Dès lors, une personne pourrait être victime de diffamations, d’injures ou de provocation à la haine ou à la discrimination qui, tout en étant réelles et actuelles, sont en réalité prescrites, les messages litigieux ayant été publiés pour la première fois plus de trois mois auparavant.
La modification du délai de prescription des abus de la liberté d’expression commis sur internet apparaît donc essentielle pour permettre aux victimes de disposer du temps nécessaire pour constater l’infraction, identifier le responsable des propos et mettre en mouvement l’action publique ou civile.
Ces délits sont généralement commis par des particuliers, de manière anonyme, et requièrent plusieurs actes d’enquête, notamment des réquisitions auprès des opérateurs de communications électroniques ou des hébergeurs de contenus sur internet, situés le plus souvent à l’étranger.
Actuellement, la courte prescription trimestrielle porte atteinte au droit des victimes à un recours effectif. Une évolution de la loi du 29 juillet 1881 apparaît donc nécessaire pour permettre une répression plus efficace des messages litigieux publiés sur internet.
Éclairé par l’excellent travail de François-Noël Buffet, le groupe UDI-UC maintiendra la position exprimée en octobre dernier par notre commission des lois, puis par le Sénat, en accord avec les députés.

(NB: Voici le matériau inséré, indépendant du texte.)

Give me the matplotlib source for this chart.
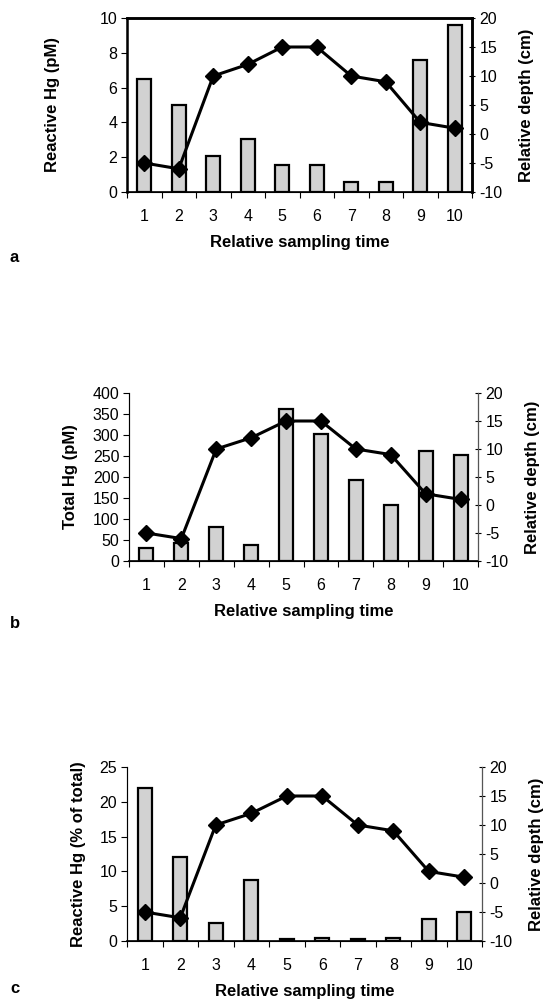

Nous appelons donc à rétablir le délai de prescription d’un an pour les messages litigieux publiés sur internet, en lieu et place du délai actuel de trois mois, de manière que le plaignant puisse engager les procédures nécessaires.
Mes chers collègues, vous l’aurez compris, le groupe de l’UDI-UC, dans sa grande majorité, votera en faveur de la proposition de loi, dans sa rédaction actuelle, afin d’aller au bout du travail qui a été engagé en 2015, en totale cohérence avec les avis et les votes formulés depuis la première lecture du texte.